FRISCO—Responding to wildfires and addressing forest health requires multi-level collaborative efforts, Colorado Gov. John Hickenlooper said Wednesday at an hour-long dialogue with Summit County officials and residents.
"We worked hard to connect all the levels of responses this summer," Hickenlooper said, touting the state's reorganization of agencies as a big first step in streamlining response efforts to major wildfires.
Hickenlooper also said his administration is working on making sure that local responders have real-time access to critical weather information, including the location of lightning strikes, which could help fire crews get to right spot in time to make a difference during those critical first few hours of a wildfire.
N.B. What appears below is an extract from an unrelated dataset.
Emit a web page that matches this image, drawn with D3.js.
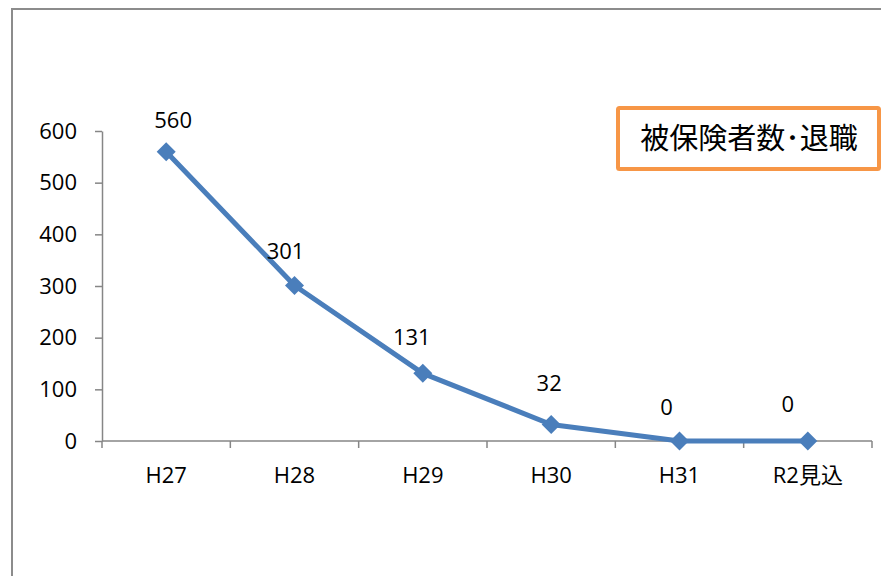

The state will also pay a larger share of the initial attack on wildfires, he said. That will encourage local responders, who are usually first on the scene, to make an all-out effort to suppress fires before they get too large.
The governor was also in Summit County to hear about local success stories, which could serve as a model for other parts of the state, according to County Commissioner Dan Gibbs, who helped organize the session.
Gibbs said Summit County is unique in that it is the only jurisdiction in the state where residents voted to tax themselves to fund wildfire mitigation efforts, with a small sales tax that has generated as much as $500,000 annually to thin trees and clear brush in fire-prone neighborhoods.
"Nearly everybody in Summit County lives in the wildland-urban interface," said County Commissioner Karn Stiegelmeier. "This is a great chance to share with the governor what we've done locally."
Hickenlooper referred to this summer's exceptional weather, which combined record dryness in March and April with all-time record high temperatures.
"This summer, unlike 2002, we had a heatwave that was unprecedented. If you combine the heat with the dryness ... we had conditions we haven't seen since the Great Depressions. It was equivalent to having another entire month of summer," he said.
The governor also addressed climate change as a possible factor in planning for wildfires in the future, but still characterized global warming concerns as being part of a debate — even as more and more studies show a strong link between warmer temperatures, longer fire seasons and more intense and larger fires.
Even the chief of the U.S. Forest Service has acknowledged that climate change is a factor in the wildfire equation, yet Hickenlooper seemed unwilling to fully accept those conclusions.
"If drought is going to be an increasing part of our future, and again, this is a huge debate ... that's something that has to be involved in these discussions of why we should be taking and accepting more risks and preparing, possibly, for worse situations," he said.
The state may be able to help reduce the damage from inevitable future fires by finding incentives for property owners to do more to clear trees and brush from around homes, he said, recommending extension of a tax credit for fire mitigation expenses, perhaps combined with insurance rate incentives.
In response to a question from local emergency officials about using prescribed burns as a tool to reduce wildfire risks, Hickenlooper wasn't too encouraging. He said that, based on his conversations with residents around the state, "the needle has swung the other way," with little public support for controlled fires.